— begin ENTRIES SUPPLIED —

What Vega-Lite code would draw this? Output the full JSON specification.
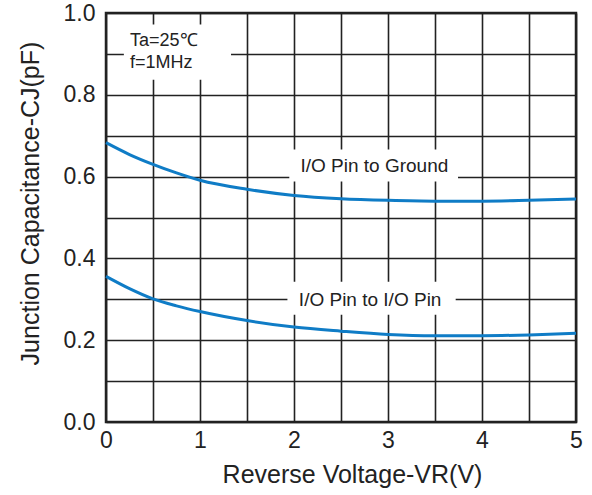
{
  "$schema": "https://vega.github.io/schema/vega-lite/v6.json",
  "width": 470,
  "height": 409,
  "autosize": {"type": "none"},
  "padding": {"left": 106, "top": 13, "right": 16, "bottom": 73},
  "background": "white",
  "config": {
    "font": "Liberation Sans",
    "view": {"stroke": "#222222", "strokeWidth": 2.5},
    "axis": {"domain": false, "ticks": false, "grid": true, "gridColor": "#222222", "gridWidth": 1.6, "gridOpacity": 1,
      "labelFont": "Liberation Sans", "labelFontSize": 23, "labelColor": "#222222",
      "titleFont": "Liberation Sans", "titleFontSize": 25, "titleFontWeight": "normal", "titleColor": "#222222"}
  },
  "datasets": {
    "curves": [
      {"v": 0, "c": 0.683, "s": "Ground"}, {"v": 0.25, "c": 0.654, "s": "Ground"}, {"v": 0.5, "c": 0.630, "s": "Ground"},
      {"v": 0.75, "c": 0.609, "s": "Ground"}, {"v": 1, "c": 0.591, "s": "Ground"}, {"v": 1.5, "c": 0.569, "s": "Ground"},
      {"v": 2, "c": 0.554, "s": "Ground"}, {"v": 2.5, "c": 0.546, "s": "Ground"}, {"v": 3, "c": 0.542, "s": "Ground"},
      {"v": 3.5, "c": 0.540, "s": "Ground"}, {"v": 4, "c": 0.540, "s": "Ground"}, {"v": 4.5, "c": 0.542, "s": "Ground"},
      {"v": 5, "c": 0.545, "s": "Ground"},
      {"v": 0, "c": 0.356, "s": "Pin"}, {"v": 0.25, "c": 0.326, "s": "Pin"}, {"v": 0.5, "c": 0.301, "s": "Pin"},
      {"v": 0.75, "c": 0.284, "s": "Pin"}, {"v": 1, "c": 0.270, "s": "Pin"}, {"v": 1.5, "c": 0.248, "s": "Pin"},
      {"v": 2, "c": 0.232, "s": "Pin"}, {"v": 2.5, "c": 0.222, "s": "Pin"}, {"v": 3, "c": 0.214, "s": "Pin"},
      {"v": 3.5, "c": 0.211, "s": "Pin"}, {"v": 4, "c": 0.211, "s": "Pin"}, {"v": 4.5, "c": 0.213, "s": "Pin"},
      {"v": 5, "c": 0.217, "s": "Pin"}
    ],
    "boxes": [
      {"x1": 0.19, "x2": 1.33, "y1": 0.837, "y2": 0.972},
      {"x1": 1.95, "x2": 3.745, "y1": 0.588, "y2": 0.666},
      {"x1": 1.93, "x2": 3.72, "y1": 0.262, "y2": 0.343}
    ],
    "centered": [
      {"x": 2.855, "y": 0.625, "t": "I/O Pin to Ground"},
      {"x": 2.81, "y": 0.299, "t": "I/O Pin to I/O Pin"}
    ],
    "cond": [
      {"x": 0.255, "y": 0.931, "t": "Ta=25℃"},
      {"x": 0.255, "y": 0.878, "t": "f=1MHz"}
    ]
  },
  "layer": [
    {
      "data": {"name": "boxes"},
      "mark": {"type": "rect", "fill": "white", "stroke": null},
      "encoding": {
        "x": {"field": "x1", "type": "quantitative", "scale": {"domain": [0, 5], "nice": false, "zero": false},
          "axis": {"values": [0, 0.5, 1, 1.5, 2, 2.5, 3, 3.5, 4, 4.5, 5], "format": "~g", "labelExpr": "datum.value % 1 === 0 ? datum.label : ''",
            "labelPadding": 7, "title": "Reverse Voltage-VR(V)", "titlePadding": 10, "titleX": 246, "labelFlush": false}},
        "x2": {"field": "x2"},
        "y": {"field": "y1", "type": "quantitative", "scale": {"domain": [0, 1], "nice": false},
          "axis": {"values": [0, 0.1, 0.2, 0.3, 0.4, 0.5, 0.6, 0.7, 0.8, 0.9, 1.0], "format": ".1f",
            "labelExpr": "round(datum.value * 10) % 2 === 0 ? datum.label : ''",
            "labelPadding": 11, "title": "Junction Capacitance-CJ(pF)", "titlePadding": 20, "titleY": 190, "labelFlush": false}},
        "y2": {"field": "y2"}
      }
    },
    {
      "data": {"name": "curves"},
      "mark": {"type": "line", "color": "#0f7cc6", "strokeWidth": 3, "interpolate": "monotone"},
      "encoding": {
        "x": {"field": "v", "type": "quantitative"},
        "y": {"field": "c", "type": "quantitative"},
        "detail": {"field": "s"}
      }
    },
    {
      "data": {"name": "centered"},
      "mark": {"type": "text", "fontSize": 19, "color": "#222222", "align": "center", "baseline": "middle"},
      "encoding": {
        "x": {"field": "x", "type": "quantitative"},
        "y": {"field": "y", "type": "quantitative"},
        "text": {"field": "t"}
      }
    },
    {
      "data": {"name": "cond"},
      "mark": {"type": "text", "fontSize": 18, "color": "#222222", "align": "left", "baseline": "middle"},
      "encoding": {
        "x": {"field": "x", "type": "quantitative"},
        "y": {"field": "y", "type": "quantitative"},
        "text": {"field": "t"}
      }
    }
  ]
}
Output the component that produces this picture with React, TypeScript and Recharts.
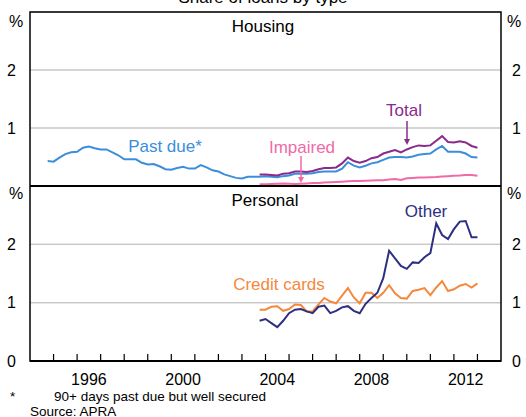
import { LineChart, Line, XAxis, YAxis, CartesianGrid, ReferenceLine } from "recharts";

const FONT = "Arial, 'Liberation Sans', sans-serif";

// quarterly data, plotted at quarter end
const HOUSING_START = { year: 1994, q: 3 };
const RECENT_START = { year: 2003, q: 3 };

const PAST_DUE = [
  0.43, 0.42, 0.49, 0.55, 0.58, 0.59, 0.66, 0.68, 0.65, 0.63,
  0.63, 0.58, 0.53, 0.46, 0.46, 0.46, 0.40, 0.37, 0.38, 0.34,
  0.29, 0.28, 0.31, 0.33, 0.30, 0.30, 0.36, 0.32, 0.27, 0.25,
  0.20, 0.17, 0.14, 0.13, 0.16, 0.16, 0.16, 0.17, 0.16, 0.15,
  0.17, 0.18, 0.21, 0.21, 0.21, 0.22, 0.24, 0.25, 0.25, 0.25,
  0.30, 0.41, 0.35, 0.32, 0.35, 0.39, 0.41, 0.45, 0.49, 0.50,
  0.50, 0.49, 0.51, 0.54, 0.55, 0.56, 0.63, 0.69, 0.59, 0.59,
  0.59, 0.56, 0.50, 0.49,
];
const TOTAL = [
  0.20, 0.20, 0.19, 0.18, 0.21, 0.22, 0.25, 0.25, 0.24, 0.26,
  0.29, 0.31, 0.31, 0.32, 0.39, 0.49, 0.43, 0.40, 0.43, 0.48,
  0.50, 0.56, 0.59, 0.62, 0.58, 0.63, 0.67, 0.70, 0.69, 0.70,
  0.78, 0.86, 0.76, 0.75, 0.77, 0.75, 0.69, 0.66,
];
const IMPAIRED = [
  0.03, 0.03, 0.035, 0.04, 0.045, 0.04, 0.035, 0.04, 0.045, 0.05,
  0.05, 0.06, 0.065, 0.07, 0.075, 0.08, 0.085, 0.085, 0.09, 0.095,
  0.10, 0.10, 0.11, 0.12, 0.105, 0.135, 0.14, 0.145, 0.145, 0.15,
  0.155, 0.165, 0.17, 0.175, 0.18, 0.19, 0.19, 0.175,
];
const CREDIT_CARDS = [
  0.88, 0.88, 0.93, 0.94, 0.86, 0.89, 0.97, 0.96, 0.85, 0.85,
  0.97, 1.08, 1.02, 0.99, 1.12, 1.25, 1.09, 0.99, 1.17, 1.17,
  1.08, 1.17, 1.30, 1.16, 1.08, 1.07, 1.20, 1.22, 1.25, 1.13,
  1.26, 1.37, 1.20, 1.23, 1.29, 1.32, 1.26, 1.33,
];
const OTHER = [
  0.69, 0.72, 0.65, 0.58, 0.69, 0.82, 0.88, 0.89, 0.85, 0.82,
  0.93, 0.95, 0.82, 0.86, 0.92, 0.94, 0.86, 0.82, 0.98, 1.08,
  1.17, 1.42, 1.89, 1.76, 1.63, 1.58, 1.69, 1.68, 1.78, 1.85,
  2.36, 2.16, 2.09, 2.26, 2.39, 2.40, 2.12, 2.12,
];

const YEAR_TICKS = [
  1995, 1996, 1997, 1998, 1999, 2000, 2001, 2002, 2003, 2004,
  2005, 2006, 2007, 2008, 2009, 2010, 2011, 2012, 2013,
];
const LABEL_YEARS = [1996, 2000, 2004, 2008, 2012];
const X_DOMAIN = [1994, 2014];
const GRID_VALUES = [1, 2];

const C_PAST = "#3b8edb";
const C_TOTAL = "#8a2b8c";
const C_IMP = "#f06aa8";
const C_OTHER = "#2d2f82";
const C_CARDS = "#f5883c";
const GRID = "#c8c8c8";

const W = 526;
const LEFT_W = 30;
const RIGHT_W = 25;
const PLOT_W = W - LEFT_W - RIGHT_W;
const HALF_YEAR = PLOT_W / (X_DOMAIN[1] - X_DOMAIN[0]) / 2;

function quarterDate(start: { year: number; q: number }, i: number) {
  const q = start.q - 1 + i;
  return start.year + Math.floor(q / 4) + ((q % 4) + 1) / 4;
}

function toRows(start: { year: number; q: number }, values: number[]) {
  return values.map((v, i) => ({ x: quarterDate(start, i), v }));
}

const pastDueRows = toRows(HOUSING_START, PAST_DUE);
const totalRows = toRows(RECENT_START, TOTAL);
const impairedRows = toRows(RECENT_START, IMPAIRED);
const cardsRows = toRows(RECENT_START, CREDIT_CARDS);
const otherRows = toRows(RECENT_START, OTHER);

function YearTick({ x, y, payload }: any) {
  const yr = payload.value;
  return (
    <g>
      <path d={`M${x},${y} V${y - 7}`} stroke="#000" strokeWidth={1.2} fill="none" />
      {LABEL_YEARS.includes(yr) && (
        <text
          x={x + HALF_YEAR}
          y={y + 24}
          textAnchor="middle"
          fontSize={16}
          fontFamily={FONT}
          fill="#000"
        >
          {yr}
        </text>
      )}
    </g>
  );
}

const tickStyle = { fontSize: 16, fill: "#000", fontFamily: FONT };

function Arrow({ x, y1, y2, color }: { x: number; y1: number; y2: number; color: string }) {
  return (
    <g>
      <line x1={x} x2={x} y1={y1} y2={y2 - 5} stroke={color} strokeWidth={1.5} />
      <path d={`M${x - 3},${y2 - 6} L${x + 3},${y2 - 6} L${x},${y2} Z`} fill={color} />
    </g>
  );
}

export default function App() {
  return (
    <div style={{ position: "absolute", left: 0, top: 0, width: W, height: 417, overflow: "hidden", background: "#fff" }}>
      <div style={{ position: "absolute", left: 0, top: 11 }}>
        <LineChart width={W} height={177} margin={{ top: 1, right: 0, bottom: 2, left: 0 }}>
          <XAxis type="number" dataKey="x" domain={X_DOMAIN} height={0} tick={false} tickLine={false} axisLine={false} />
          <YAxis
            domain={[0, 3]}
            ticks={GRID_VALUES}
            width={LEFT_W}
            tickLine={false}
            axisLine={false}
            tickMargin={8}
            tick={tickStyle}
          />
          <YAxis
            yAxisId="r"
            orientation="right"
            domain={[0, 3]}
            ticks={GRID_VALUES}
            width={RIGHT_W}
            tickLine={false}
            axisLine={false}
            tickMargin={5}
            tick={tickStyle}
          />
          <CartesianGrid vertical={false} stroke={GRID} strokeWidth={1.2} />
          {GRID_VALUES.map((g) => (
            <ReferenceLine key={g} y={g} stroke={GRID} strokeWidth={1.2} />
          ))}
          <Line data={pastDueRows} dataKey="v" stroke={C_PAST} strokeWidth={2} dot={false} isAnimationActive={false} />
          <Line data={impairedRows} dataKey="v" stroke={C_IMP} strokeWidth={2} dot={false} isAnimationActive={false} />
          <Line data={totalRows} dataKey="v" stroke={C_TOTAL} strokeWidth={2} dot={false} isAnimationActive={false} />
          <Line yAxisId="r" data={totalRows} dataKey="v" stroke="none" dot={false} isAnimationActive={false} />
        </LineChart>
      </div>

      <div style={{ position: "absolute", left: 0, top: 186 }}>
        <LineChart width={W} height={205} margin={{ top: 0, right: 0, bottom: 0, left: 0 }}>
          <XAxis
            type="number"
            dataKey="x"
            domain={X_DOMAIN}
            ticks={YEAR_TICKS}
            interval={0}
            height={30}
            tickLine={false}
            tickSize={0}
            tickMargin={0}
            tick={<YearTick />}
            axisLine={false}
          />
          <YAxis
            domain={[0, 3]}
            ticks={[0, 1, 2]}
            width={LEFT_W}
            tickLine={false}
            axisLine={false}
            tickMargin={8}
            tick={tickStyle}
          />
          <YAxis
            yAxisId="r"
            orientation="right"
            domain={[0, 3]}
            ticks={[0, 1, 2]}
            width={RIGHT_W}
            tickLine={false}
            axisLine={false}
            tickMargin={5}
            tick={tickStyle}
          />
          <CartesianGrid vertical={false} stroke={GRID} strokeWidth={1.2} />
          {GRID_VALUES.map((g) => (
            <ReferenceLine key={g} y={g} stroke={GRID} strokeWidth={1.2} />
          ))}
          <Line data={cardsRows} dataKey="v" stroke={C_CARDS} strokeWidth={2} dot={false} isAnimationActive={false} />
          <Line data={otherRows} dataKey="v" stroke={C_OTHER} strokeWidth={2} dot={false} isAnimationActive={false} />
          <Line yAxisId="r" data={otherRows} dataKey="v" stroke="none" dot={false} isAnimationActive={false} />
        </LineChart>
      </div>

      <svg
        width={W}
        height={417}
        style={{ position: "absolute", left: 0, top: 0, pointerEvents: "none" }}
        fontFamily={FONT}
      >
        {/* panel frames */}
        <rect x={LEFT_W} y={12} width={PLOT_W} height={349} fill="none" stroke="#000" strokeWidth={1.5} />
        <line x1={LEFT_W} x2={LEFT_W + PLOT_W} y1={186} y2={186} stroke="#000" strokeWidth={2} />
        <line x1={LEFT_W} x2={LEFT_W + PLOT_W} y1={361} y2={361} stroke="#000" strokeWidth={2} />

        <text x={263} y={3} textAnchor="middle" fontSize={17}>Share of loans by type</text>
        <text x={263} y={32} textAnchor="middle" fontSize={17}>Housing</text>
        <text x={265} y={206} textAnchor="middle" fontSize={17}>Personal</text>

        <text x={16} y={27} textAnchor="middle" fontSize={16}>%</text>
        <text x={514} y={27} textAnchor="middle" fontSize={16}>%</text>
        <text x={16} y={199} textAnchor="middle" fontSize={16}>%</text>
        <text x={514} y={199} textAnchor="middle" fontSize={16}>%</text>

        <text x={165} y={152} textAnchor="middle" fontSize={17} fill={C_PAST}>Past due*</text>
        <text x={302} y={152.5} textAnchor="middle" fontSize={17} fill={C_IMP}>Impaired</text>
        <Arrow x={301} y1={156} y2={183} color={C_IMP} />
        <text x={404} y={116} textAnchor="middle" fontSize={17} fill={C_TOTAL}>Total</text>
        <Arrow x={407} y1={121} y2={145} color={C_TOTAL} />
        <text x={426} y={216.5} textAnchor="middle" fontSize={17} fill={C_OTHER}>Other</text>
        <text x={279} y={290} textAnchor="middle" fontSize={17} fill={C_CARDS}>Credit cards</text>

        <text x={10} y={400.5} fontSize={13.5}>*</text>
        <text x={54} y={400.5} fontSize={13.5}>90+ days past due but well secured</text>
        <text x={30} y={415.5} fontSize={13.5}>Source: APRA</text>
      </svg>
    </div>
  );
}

— end ENTRIES SUPPLIED —

> _YOUR OBJECTIVE_
Word for word, repeat the lines above from the one with "Output the component" through the one with "year: 2003, q: 3", and nothing beyond them. Omit the pictures.

> _TASK RESPONSE_
Output the component that produces this picture with React, TypeScript and Recharts.
import { LineChart, Line, XAxis, YAxis, CartesianGrid, ReferenceLine } from "recharts";

const FONT = "Arial, 'Liberation Sans', sans-serif";

// quarterly data, plotted at quarter end
const HOUSING_START = { year: 1994, q: 3 };
const RECENT_START = { year: 2003, q: 3 };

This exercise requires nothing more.